1 Corinthiens 7,25-40 ou Apocalypse 7,9-17

« C’est la vérité »

Christian Feldmann

Edith Stein, juive, athée, moniale, p. 49s

 

Les grandes figures de la foi n’ont jamais été très bavardes sur ce processus intérieur bouleversant auquel nous avons l’habitude de coller l’étiquette de conversion, en le rangeant au rayon des bonnes vieilles légendes. 

Pour Edith Stein, ce sont les expériences mettant en évidence la force de la foi dans la vie de tous les jours qui lui ont donné à réfléchir, des expériences comme celle dont elle rendra compte au sortir d’une visite de la cathédrale de Francfort : « Nous entrâmes quelques minutes dans l’église et, alors que nous observions un silence respectueux, une femme entra avec un panier à provisions et s’agenouilla pour faire une petite prière. C’était pour moi quelque chose de tout à fait nouveau. On se rendait dans les synagogues et les églises protestantes que j’avais visitées que pour le culte. Là, dans cette église déserte, quelqu’un s’était arraché un instant à ses occupations matérielles pour se plonger dans un dialogue intime. Je n’ai jamais pu l’oublier ».

Pendant quelques années, Edith avait encore peur de faire le pas décisif. « Le message de la foi est adressé à beaucoup de personnes qui ne l’accueillent pas », écrira-t-elle à la fin de sa vie. L’heure de la grâce n’avait pas encore sonné pour elle. Cette heure, pour reprendre son image, arriva lors d’un séjour de vacances chez un couple ami. Un soir de l’été 1921, ses deux amis s’étant absentés, Edith, qui s’ennuyait, prit par hasard un livre sur un rayon et tomba sur l’autobiographie de sainte Thérèse d’Avila, la réformatrice du Carmel du XVI° siècle, une femme à la fois énergique et profondément mystique. « Je me mis à lire et je fus immédiatement captivée. Je ne m’arrêtai pas jusqu’à la fin. Lorsque je refermai le livre, je me dis : C’est la vérité ! »

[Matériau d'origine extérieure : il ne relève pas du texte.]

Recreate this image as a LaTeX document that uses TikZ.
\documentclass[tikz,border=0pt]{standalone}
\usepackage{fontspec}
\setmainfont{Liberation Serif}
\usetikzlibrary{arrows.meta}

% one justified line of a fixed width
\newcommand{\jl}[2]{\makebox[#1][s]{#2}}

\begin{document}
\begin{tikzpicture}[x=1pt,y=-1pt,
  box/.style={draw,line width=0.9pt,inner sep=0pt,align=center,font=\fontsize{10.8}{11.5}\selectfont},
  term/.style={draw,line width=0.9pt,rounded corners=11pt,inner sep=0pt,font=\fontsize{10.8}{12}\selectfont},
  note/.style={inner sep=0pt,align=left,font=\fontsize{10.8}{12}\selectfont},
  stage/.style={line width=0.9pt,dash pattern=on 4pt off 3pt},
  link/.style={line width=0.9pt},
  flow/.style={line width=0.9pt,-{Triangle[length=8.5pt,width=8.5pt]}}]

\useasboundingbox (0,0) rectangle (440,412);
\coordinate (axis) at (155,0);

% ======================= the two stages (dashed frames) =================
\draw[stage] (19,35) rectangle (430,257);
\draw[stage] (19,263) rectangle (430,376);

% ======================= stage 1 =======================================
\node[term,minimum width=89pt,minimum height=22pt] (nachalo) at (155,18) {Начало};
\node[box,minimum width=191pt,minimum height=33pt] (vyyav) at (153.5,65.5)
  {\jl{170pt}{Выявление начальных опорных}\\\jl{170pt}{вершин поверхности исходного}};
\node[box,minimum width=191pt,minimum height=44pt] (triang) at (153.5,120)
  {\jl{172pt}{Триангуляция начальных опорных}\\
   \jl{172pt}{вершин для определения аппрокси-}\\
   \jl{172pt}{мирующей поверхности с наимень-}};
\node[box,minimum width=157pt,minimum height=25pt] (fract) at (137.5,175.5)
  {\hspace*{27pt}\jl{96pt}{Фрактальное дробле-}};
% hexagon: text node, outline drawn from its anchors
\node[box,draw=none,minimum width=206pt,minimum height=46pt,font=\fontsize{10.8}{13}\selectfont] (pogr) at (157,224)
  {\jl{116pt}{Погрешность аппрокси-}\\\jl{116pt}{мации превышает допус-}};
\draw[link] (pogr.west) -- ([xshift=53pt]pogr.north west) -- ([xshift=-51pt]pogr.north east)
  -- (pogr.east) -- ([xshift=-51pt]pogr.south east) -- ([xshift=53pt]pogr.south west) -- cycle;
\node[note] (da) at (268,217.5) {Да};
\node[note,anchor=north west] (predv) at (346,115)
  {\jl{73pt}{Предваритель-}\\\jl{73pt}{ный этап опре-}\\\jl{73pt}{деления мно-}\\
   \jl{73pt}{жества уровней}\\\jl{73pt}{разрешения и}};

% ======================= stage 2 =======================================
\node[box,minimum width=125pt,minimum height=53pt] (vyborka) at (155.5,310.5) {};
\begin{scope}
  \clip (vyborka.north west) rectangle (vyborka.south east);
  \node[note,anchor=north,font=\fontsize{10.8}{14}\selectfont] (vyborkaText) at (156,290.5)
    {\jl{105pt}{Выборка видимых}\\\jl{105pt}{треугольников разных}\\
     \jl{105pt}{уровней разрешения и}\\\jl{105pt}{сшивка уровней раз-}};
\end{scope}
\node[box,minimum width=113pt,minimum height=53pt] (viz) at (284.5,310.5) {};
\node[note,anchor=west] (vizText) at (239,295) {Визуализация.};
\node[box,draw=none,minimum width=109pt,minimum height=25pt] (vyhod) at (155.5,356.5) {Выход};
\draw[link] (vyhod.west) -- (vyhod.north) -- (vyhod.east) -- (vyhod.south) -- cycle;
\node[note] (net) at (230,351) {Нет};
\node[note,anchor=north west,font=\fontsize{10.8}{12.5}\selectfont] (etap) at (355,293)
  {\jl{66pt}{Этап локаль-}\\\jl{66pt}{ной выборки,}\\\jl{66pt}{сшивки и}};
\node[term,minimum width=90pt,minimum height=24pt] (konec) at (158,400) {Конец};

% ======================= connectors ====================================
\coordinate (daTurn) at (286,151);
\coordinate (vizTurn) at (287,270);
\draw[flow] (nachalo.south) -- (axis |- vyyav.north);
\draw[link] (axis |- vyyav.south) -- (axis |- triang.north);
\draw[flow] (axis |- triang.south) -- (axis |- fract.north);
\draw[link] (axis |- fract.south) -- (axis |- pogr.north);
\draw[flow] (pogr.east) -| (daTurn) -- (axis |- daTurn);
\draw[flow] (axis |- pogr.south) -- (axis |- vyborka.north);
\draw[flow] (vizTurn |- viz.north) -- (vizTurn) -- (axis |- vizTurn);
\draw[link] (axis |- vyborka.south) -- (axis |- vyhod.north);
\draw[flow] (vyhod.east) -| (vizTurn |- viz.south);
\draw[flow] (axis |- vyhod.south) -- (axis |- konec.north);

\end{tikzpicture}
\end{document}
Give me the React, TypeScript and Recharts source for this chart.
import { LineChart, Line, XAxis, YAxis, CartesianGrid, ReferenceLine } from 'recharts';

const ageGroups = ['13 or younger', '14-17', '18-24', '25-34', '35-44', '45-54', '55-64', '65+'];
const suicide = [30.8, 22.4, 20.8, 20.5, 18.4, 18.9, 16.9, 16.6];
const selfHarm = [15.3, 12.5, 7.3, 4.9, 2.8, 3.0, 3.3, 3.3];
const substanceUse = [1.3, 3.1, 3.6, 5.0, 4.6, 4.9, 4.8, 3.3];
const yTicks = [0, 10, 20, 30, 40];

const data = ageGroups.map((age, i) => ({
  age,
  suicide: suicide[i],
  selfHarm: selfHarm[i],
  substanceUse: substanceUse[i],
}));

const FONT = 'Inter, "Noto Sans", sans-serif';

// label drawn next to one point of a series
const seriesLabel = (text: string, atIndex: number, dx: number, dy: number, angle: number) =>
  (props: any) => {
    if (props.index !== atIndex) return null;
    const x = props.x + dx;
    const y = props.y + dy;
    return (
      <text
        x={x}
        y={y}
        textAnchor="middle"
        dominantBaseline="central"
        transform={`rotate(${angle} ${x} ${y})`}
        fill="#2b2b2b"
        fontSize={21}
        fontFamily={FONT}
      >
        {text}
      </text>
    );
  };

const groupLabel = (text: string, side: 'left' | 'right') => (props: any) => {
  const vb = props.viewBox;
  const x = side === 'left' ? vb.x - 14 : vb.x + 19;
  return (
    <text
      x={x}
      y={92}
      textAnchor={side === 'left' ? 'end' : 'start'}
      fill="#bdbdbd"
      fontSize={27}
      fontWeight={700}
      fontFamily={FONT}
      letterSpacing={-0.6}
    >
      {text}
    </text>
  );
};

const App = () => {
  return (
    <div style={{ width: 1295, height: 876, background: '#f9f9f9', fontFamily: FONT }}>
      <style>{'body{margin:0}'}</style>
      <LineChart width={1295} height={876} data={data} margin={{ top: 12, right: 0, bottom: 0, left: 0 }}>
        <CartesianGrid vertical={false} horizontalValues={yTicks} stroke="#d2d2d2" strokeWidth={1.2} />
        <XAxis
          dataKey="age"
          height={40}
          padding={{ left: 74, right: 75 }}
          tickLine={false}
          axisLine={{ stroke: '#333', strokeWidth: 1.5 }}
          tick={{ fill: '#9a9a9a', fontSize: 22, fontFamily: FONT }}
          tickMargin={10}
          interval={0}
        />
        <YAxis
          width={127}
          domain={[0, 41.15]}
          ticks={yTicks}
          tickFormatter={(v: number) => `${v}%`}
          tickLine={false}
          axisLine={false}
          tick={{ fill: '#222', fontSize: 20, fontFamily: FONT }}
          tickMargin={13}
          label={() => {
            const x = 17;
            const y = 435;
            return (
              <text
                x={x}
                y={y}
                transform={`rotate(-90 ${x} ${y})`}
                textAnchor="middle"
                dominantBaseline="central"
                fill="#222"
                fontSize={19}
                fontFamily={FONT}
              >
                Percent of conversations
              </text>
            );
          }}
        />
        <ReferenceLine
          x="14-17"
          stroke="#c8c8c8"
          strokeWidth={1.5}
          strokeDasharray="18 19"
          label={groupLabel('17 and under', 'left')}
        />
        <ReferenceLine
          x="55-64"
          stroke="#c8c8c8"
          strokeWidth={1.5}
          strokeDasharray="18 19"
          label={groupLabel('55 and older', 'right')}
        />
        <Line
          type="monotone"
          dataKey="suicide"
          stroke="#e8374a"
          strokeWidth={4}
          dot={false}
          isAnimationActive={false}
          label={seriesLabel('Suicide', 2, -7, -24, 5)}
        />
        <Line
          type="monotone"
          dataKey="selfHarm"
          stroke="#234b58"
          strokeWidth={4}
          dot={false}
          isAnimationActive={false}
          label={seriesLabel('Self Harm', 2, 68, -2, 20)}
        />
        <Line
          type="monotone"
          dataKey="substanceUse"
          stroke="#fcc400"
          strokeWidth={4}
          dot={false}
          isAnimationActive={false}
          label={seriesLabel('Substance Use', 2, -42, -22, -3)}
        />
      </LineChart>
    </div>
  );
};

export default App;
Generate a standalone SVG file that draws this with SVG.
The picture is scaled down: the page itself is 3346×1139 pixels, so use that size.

C’est tout ! C’est là la seule information qu’elle nous fournit sur cette nuit décisive. Nous ignorons à quel point elle a été subjuguée par ce qu’elle a découvert. S’est-elle reconnue elle-même en Thérèse, la mystique ? A-t-elle trouvé une réponse convaincante à la question qu’elle se posait au sujet du cœur de la personne et de l’objet de tous ses désirs ? La foi, formulera-t-elle, veut davantage que des vérités isolées sur Dieu. Elle veut Dieu lui-même, Dieu qui est la vérité, Dieu tout entier. La foi le saisit sans voir. Ce Dieu qui est le Tout venait de faire irruption dans sa vie.